Most villagers already knew details of the massacre.
One of the witnesses, Lutfi Ramadani, said that after the war many people came to his house to ask what had happened. But for others, especially the village women, the broadcast from The Hague was their first chance to hear his story directly.
They had long resisted the truth. The dead had never been found, and others in the village had been reluctant to crush the women's hopes. "Somehow we hoped they were missing and would come back," says Shemsije Batusha, one of Hanumsha Batusha's daughters-in-law, who lost her husband, Milain. "But when we heard the witnesses in The Hague that day tell how they were killed and burned, and how only six survived, from that moment on we realized that they were not alive any more, that they were dead and not going to be back."
In the weeks since, Batusha and other widows have begun filing death certificates with the local municipality so that they might be eligible for pensions. Even before this summer, many had been going to the women's center to learn to drive, to sew, to plant crops, and even to use a computer.
Widow Shkurta Hajdari earned extra money by sewing, and last year she took a job at the village day-care center. "Besides the money, it's good for me," she says, sitting in the twilight outside her house at the edge of the village. "If I stay home, I will think the whole day of my loss."
Not all opportunities for self-help have been welcome.
A few young widows have returned to their parents in other villages to remarry, but this practice is condemned by men and women alike. When Hanumsha Batusha's youngest daughter-in-law remarried, she left behind her 3-year-old daughter. She did this in obedience to ethnic Albanian custom, which assigns children to the husband's family and not to the mother, but custom made it no less painful. "She wanted to take the child along, but we didn't want to let her go," Batusha says.
In many ways, Krushe e Vogel the Albanian name, adapted from the Serbian, means "little pear" offers a glimpse of problems that are widespread in Kosovo three years after the war. Few in the village have jobs, and most see few prospects for getting any.
Many families farm small plots outside the village, but their produce fetches little in the glutted local markets. The flood of foreign aid that helped rebuild the village and that employed some of the villagers has slowed to a trickle.
Villagers also are waiting for justice.
Milosevic is charged with the massacre in Krushe e Vogel, among other war crimes, but everyone in Krushe e Vogel points out that he did not act alone. "I do feel a kind of satisfaction when I see Milosevic in The Hague," says Ramadani, whose two sons died in the massacre. "But it will be a greater satisfaction if I see in jail the criminals who committed the crimes here."
Among the guilty, the villagers say, are members of the 30 Serb families who once lived in Krushe e Vogel. The families fled at the end of the war and have not returned.
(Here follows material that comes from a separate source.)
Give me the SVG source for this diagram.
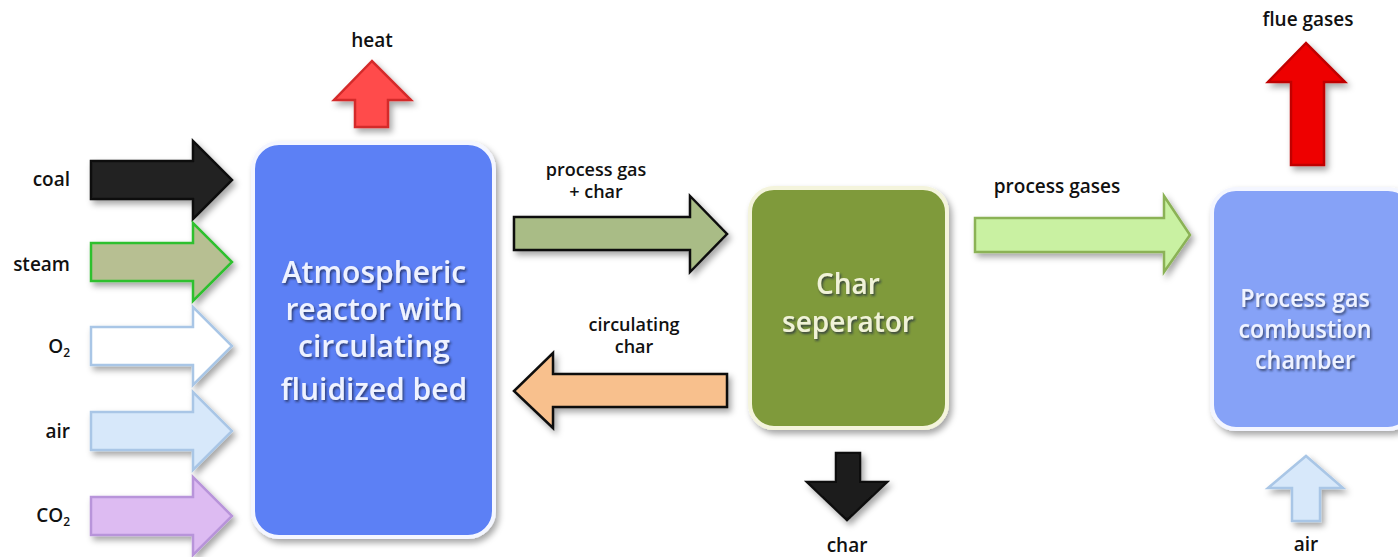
<svg xmlns="http://www.w3.org/2000/svg" width="1398" height="557" viewBox="0 0 1398 557">
<defs>
<filter id="sh" x="-20%" y="-20%" width="140%" height="140%">
<feDropShadow dx="3" dy="4" stdDeviation="3" flood-color="#000" flood-opacity="0.35"/>
</filter>
<filter id="tsh" x="-10%" y="-10%" width="120%" height="130%">
<feDropShadow dx="1.5" dy="2" stdDeviation="1" flood-color="#1a2340" flood-opacity="0.7"/>
</filter>
</defs>
<style>
.lbl{font-family:"Open Sans","Liberation Sans",sans-serif;font-weight:600;font-size:19px;fill:#111;text-anchor:middle}
.lbl2{font-family:"Open Sans","Liberation Sans",sans-serif;font-weight:600;font-size:18px;fill:#111;text-anchor:middle}
.lblr{font-family:"Open Sans","Liberation Sans",sans-serif;font-weight:600;font-size:19px;fill:#111;text-anchor:end}
.node{font-family:"Open Sans","Liberation Sans",sans-serif;font-weight:600;font-size:30px;text-anchor:middle}
.box{stroke-width:4;filter:url(#sh)}
.arr{stroke-width:2.5;stroke-linejoin:miter;filter:url(#sh)}
</style>
<rect width="1398" height="557" fill="#fff"/>

<g id="node-reactor">
<rect class="box" x="253" y="143" width="241" height="394" rx="26" fill="#5b80f5" stroke="#f4f6ff"/>
<g class="node" fill="#eef2ff" filter="url(#tsh)">
<text x="374" y="283">Atmospheric</text>
<text x="374" y="320">reactor with</text>
<text x="374" y="357">circulating</text>
<text x="374" y="400">fluidized bed</text>
</g>
</g>

<g id="node-separator">
<rect class="box" x="750" y="188" width="197" height="240" rx="24" fill="#7f9a3b" stroke="#f4f4dc"/>
<g class="node" fill="#f0f2d8" filter="url(#tsh)">
<text x="848" y="294" style="font-size:28px">Char</text>
<text x="848" y="332" style="font-size:28px">seperator</text>
</g>
</g>

<g id="node-combustion">
<rect class="box" x="1212" y="189" width="200" height="240" rx="24" fill="#86a2f7" stroke="#f4f6ff"/>
<g class="node" fill="#eef2ff" filter="url(#tsh)" transform="translate(1305 0) scale(0.93 1)">
<text x="0" y="307" style="font-size:25px">Process gas</text>
<text x="0" y="338" style="font-size:25px">combustion</text>
<text x="0" y="369" style="font-size:25px">chamber</text>
</g>
</g>

<g id="connectors">
<!-- inputs to reactor -->
<polygon class="arr" points="91,161 193,161 193,141 232,180 193,219 193,199 91,199" fill="#242424" stroke="#111"/>
<polygon class="arr" points="91,243 193,243 193,223 232,262 193,301 193,281 91,281" fill="#b7bf92" stroke="#2fc02f"/>
<polygon class="arr" points="91,327 193,327 193,307 232,346 193,385 193,365 91,365" fill="#ffffff" stroke="#a9c6e6"/>
<polygon class="arr" points="91,412 193,412 193,392 232,431 193,470 193,450 91,450" fill="#d7e8fa" stroke="#a9c6e6"/>
<polygon class="arr" points="91,497 193,497 193,477 232,516 193,555 193,535 91,535" fill="#ddbbf2" stroke="#b894da"/>

<!-- heat -->
<polygon class="arr" points="355,127 355,100 334,100 372,61 411,100 388,100 388,127" fill="#ff4b4b" stroke="#d42a2a"/>

<!-- process gas + char -->
<polygon class="arr" points="514,217 690,217 690,196 727,234 690,272 690,250 514,250" fill="#a9bc86" stroke="#111"/>
<!-- circulating char -->
<polygon class="arr" points="727,374 553,374 553,353 514,391 553,428 553,407 727,407" fill="#f8c08d" stroke="#111"/>

<!-- char out -->
<polygon class="arr" points="836,453 860,453 860,482 887,482 847,520 807,482 836,482" fill="#1e1e1e" stroke="#111"/>

<!-- process gases -->
<polygon class="arr" points="975,218 1164,218 1164,196 1190,235 1164,272 1164,252 975,252" fill="#c9f1a2" stroke="#8bb257"/>

<!-- flue gases -->
<polygon class="arr" points="1291,165 1291,82 1268,82 1306,43 1345,82 1324,82 1324,165" fill="#ee0000" stroke="#c00000"/>

<!-- air into combustion -->
<polygon class="arr" points="1292,521 1292,488 1268,488 1306,456 1343,488 1320,488 1320,521" fill="#d7e8fa" stroke="#a9c6e6"/>
</g>

<g id="labels">
<text class="lblr" x="70" y="186">coal</text>
<text class="lblr" x="70" y="271">steam</text>
<text class="lblr" x="70" y="353">O<tspan font-size="12" dy="4">2</tspan></text>
<text class="lblr" x="70" y="438">air</text>
<text class="lblr" x="70" y="522">CO<tspan font-size="12" dy="4">2</tspan></text>
<text class="lbl" x="372" y="47">heat</text>
<text class="lbl2" x="596" y="176">process gas</text>
<text class="lbl2" x="596" y="198">+ char</text>
<text class="lbl2" x="634" y="331">circulating</text>
<text class="lbl2" x="634" y="353">char</text>
<text class="lbl" x="847" y="552">char</text>
<text class="lbl" x="1057" y="193">process gases</text>
<text class="lbl" x="1308" y="26">flue gases</text>
<text class="lbl" x="1306" y="551">air</text>
</g>
</svg>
The villagers are furious that United Nations officials want to bring Serb refugees back to Kosovo, perhaps even to Krushe e Vogel, without a broader accounting for war crimes.
For most people, economic problems loom largest.
Hanumsha and Shemsije Batusha share a two-story house that they have partly rebuilt but cannot afford to refurnish. They keep a cow the gift of a foreign charity and a flock of chickens. Like other widows, Shemsije Batusha receives a monthly stipend of about $50 from the provincial government. Last summer she also earned $150 by working a month coring peppers in the pepper factory.
The two women grow much of their own food in a vegetable garden next to the house, but not even this simple effort toward self-sufficiency is easy.
Because of shortages, the local water authority forbids villagers to use household water to irrigate crops and has threatened Hanumsha Batusha with a $500 fine. "What can we do?" she says. Defiantly, they water.
In ways large and small, people in Krushe e Vogel are learning to manage, while they defer their hopes to their children.
Shemsije Batusha says she will find peace only when her 8-year-old son, Mevlan, grows up to take a man's place in the family.
For now he is just a skinny boy who likes to climb trees, and she has much to do. She chops wood, cooks meals, looks after her mother-in-law, and waits for the peppers to ripen so she can earn some money.
"I want to work, if I have the chance," she says, with determination.